何建随后反应过来——罗景仁的提议几乎是他们两个能有的最好的选择,既能解开僵局,还可以跟‘仁义社’多拉近一点关系。但郑庆发抢在前面答应下来,弄得后答应的他倒像是迫不得已的样子——只得马上跟进,一边在心里大骂郑庆发老狐狸,一边表示自己没有异议。
“这就最好。两位这些天因为这件事也操心不少,今天就请回去休息吧。”罗景仁开口表示送客。
两人满口感谢,而后便从门口退了出去。
待两人走后,罗景仁转头对顾天海说:“这两个人算是维加斯唐人街的老滑头了,别人跟他们两个做生意的都觉得头大,这次两个人碰到一起倒正好,省得我分别找他们。你找几个懂行的人,把他们这事的后续盯着点就是了,虽然我估摸着应该不会有太大问题。但既然我们已经承诺了,就不要给他们任何一方有变卦的可能性。”
“是。”顾天海应道,“大当家给他们上的这一课足以让他们懂得教训的。倒是有些便宜了那个郑庆发,不过他这下也知道他的那个地下赌场全靠我们维系,今后缴纳会费应该会懂事得多吧。”顿了一顿,接着说道:“接下来要见的是位医生,皮特。李。”
“皮特。李?莫非是维加斯第一医院心脏外科专家的那个皮特。李?”
“确实是他,大当家消息当真灵通,连这都知道?”
“天海,可别以为我在银行上班就消息闭塞了。我们作为华人帮会,对其他领域里的华人的专业人士,能多有了解才好。
这个皮特。李,是维加斯第一医院从新泽西的普林斯顿医院好不容易挖角过来的,据说其在心脏外科方面的成就,在整个美国都算得上名列前茅。我是希望能跟他认识一下,却没想到这次他有事来拜托我们。”

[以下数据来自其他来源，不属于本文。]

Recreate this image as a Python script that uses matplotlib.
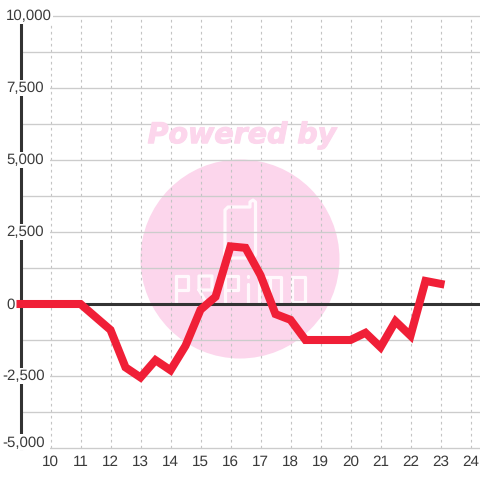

“是的。因为去年他给贸易商会的主席何老三做过心脏手术,算是救过何老三的命,这次他是通过何老三的关系联系上我们的,希望我们能帮他一个忙。”
“哈哈,这倒正好,快去请他过来吧。”
不一会儿工夫,顾天海带着一个人来到房间。这人三十多岁年纪,中等身材,穿一套合身的高级定制西装,头发也打整得一丝不苟,戴一副窄边的金属框眼镜,一眼看去便知是一个受过良好教育的优秀人物。只是,他的精神状态看起来不太好,面色之间愁云密布。
与之前会见郑庆发和何建不同,罗景仁见到这人后,立刻从座位上站起身来,大步迎上前去,用有力的握手表示对这位医生的欢迎。
李医生对这份热情有些吃惊,在见到罗景仁之前他想象过很多情况,在他的某一个联想中,这个帮会头目甚至是一副海盗形象——带着眼罩,一把络腮胡子,满身酒气。但无论如何没想到对方是一个气度不凡的年轻人,而且如此的有礼有节。
罗景仁邀请对方坐下,又倒了半杯“黑牌”麦芽威士忌,加上冰块以后递给医生。然后——并没有问皮特。李有何事求助,只是轻松的唠起家常来。这一切,都是为了让这位李医生能够把精神放松一点,并且,体现出罗景仁的人情味,因为他懂得——两个本是不同世界的人,当其中一个要请求另一人帮忙,这是一件需要极大勇气的事。